→ **GOAL**:
Restate each line word for word. Leave out every picture.

→ **EXCERPTED DATA**:
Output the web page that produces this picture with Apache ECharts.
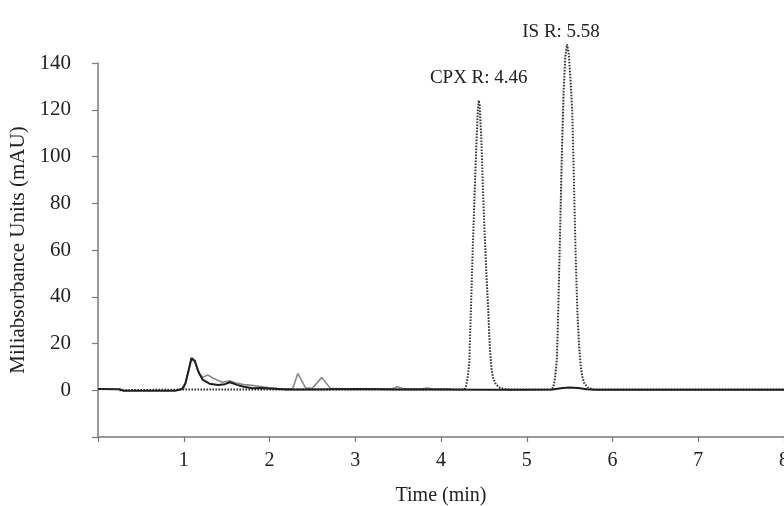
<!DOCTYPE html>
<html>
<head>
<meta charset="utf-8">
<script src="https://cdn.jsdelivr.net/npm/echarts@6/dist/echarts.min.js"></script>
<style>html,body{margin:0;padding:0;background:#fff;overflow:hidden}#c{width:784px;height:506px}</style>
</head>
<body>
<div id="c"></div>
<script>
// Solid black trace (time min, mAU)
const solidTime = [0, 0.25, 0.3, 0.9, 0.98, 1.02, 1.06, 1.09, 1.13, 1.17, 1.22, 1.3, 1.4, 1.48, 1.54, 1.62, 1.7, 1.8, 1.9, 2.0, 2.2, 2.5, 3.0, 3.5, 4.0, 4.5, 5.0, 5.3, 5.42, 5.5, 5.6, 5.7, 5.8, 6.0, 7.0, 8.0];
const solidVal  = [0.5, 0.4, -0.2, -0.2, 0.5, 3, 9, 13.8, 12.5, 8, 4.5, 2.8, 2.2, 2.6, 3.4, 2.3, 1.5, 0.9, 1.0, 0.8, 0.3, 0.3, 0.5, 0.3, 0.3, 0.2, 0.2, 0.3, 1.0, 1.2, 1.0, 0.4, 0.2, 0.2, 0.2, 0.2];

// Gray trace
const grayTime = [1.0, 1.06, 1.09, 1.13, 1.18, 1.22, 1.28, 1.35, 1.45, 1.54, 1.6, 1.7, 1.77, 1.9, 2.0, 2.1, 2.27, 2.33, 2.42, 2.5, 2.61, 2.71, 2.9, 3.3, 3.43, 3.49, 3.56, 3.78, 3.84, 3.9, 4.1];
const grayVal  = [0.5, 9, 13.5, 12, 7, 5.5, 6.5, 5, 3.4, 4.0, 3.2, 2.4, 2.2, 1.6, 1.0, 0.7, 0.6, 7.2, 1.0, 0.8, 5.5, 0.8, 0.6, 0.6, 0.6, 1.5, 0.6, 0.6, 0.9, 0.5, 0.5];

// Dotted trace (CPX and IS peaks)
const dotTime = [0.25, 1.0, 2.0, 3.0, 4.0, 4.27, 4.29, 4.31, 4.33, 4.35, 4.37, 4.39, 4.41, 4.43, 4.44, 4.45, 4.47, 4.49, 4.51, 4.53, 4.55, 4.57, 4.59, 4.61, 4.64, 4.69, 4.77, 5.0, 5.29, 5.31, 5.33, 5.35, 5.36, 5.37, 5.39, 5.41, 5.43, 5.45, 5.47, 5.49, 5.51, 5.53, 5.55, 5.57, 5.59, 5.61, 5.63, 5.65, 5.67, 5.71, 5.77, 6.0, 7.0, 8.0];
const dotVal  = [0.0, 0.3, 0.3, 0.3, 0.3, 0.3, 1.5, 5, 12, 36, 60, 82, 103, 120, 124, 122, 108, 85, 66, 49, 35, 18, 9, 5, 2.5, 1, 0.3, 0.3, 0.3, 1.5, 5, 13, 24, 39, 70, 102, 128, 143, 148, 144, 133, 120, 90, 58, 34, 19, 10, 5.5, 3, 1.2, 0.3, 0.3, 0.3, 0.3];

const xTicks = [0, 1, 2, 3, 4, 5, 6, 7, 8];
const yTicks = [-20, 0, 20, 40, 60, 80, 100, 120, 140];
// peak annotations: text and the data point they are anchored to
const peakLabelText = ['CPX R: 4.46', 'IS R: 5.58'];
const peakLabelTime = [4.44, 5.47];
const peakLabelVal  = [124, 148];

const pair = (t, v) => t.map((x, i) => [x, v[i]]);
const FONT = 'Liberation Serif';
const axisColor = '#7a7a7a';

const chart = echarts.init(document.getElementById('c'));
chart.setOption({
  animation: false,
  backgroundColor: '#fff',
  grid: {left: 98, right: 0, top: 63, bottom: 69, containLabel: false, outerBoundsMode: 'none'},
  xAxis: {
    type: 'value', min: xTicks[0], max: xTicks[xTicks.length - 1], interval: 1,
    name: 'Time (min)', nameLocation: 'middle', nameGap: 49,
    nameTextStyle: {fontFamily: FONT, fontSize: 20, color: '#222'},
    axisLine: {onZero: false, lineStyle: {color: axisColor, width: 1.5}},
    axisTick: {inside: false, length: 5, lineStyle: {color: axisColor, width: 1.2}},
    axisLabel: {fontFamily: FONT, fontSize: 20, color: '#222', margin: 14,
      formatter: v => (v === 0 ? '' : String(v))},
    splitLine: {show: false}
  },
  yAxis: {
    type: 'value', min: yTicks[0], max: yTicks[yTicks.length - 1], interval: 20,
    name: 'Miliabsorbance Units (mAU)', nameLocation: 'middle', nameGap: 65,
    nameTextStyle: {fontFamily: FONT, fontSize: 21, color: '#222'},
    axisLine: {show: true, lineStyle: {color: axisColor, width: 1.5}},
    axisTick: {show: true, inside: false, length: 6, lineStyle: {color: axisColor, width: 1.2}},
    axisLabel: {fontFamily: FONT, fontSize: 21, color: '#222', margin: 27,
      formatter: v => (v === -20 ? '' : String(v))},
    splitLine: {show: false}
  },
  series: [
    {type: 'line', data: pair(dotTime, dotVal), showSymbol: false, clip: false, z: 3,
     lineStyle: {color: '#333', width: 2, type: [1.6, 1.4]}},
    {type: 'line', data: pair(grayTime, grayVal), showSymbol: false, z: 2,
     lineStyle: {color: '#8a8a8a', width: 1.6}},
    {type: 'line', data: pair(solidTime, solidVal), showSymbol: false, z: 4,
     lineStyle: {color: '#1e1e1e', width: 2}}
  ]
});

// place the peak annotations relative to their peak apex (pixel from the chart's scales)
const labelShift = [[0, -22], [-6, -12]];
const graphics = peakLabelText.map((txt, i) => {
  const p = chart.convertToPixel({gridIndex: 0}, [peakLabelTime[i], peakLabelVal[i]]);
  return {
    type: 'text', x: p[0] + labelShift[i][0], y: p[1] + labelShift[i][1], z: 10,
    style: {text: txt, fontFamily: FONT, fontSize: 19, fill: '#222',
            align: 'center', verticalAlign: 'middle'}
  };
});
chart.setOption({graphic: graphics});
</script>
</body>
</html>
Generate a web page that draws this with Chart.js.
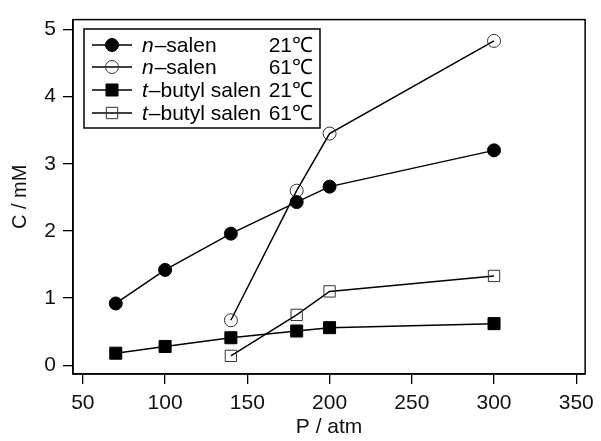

→ **FINAL RESULT**:
Output the web page that produces this picture with Apache ECharts.
<!DOCTYPE html>
<html>
<head>
<meta charset="utf-8">
<script src="https://cdn.jsdelivr.net/npm/echarts@6/dist/echarts.min.js"></script>
<style>html,body{margin:0;padding:0;background:#fff;overflow:hidden}#c{width:784px;height:506px}</style>
</head>
<body>
<div id="c"></div>
<script>
// Solid black trace (time min, mAU)
const solidTime = [0, 0.25, 0.3, 0.9, 0.98, 1.02, 1.06, 1.09, 1.13, 1.17, 1.22, 1.3, 1.4, 1.48, 1.54, 1.62, 1.7, 1.8, 1.9, 2.0, 2.2, 2.5, 3.0, 3.5, 4.0, 4.5, 5.0, 5.3, 5.42, 5.5, 5.6, 5.7, 5.8, 6.0, 7.0, 8.0];
const solidVal  = [0.5, 0.4, -0.2, -0.2, 0.5, 3, 9, 13.8, 12.5, 8, 4.5, 2.8, 2.2, 2.6, 3.4, 2.3, 1.5, 0.9, 1.0, 0.8, 0.3, 0.3, 0.5, 0.3, 0.3, 0.2, 0.2, 0.3, 1.0, 1.2, 1.0, 0.4, 0.2, 0.2, 0.2, 0.2];

// Gray trace
const grayTime = [1.0, 1.06, 1.09, 1.13, 1.18, 1.22, 1.28, 1.35, 1.45, 1.54, 1.6, 1.7, 1.77, 1.9, 2.0, 2.1, 2.27, 2.33, 2.42, 2.5, 2.61, 2.71, 2.9, 3.3, 3.43, 3.49, 3.56, 3.78, 3.84, 3.9, 4.1];
const grayVal  = [0.5, 9, 13.5, 12, 7, 5.5, 6.5, 5, 3.4, 4.0, 3.2, 2.4, 2.2, 1.6, 1.0, 0.7, 0.6, 7.2, 1.0, 0.8, 5.5, 0.8, 0.6, 0.6, 0.6, 1.5, 0.6, 0.6, 0.9, 0.5, 0.5];

// Dotted trace (CPX and IS peaks)
const dotTime = [0.25, 1.0, 2.0, 3.0, 4.0, 4.27, 4.29, 4.31, 4.33, 4.35, 4.37, 4.39, 4.41, 4.43, 4.44, 4.45, 4.47, 4.49, 4.51, 4.53, 4.55, 4.57, 4.59, 4.61, 4.64, 4.69, 4.77, 5.0, 5.29, 5.31, 5.33, 5.35, 5.36, 5.37, 5.39, 5.41, 5.43, 5.45, 5.47, 5.49, 5.51, 5.53, 5.55, 5.57, 5.59, 5.61, 5.63, 5.65, 5.67, 5.71, 5.77, 6.0, 7.0, 8.0];
const dotVal  = [0.0, 0.3, 0.3, 0.3, 0.3, 0.3, 1.5, 5, 12, 36, 60, 82, 103, 120, 124, 122, 108, 85, 66, 49, 35, 18, 9, 5, 2.5, 1, 0.3, 0.3, 0.3, 1.5, 5, 13, 24, 39, 70, 102, 128, 143, 148, 144, 133, 120, 90, 58, 34, 19, 10, 5.5, 3, 1.2, 0.3, 0.3, 0.3, 0.3];

const xTicks = [0, 1, 2, 3, 4, 5, 6, 7, 8];
const yTicks = [-20, 0, 20, 40, 60, 80, 100, 120, 140];
// peak annotations: text and the data point they are anchored to
const peakLabelText = ['CPX R: 4.46', 'IS R: 5.58'];
const peakLabelTime = [4.44, 5.47];
const peakLabelVal  = [124, 148];

const pair = (t, v) => t.map((x, i) => [x, v[i]]);
const FONT = 'Liberation Serif';
const axisColor = '#7a7a7a';

const chart = echarts.init(document.getElementById('c'));
chart.setOption({
  animation: false,
  backgroundColor: '#fff',
  grid: {left: 98, right: 0, top: 63, bottom: 69, containLabel: false, outerBoundsMode: 'none'},
  xAxis: {
    type: 'value', min: xTicks[0], max: xTicks[xTicks.length - 1], interval: 1,
    name: 'Time (min)', nameLocation: 'middle', nameGap: 49,
    nameTextStyle: {fontFamily: FONT, fontSize: 20, color: '#222'},
    axisLine: {onZero: false, lineStyle: {color: axisColor, width: 1.5}},
    axisTick: {inside: false, length: 5, lineStyle: {color: axisColor, width: 1.2}},
    axisLabel: {fontFamily: FONT, fontSize: 20, color: '#222', margin: 14,
      formatter: v => (v === 0 ? '' : String(v))},
    splitLine: {show: false}
  },
  yAxis: {
    type: 'value', min: yTicks[0], max: yTicks[yTicks.length - 1], interval: 20,
    name: 'Miliabsorbance Units (mAU)', nameLocation: 'middle', nameGap: 65,
    nameTextStyle: {fontFamily: FONT, fontSize: 21, color: '#222'},
    axisLine: {show: true, lineStyle: {color: axisColor, width: 1.5}},
    axisTick: {show: true, inside: false, length: 6, lineStyle: {color: axisColor, width: 1.2}},
    axisLabel: {fontFamily: FONT, fontSize: 21, color: '#222', margin: 27,
      formatter: v => (v === -20 ? '' : String(v))},
    splitLine: {show: false}
  },
  series: [
    {type: 'line', data: pair(dotTime, dotVal), showSymbol: false, clip: false, z: 3,
     lineStyle: {color: '#333', width: 2, type: [1.6, 1.4]}},
    {type: 'line', data: pair(grayTime, grayVal), showSymbol: false, z: 2,
     lineStyle: {color: '#8a8a8a', width: 1.6}},
    {type: 'line', data: pair(solidTime, solidVal), showSymbol: false, z: 4,
     lineStyle: {color: '#1e1e1e', width: 2}}
  ]
});

// place the peak annotations relative to their peak apex (pixel from the chart's scales)
const labelShift = [[0, -22], [-6, -12]];
const graphics = peakLabelText.map((txt, i) => {
  const p = chart.convertToPixel({gridIndex: 0}, [peakLabelTime[i], peakLabelVal[i]]);
  return {
    type: 'text', x: p[0] + labelShift[i][0], y: p[1] + labelShift[i][1], z: 10,
    style: {text: txt, fontFamily: FONT, fontSize: 19, fill: '#222',
            align: 'center', verticalAlign: 'middle'}
  };
});
chart.setOption({graphic: graphics});
</script>
</body>
</html>
Generate a web page that draws this with Chart.js.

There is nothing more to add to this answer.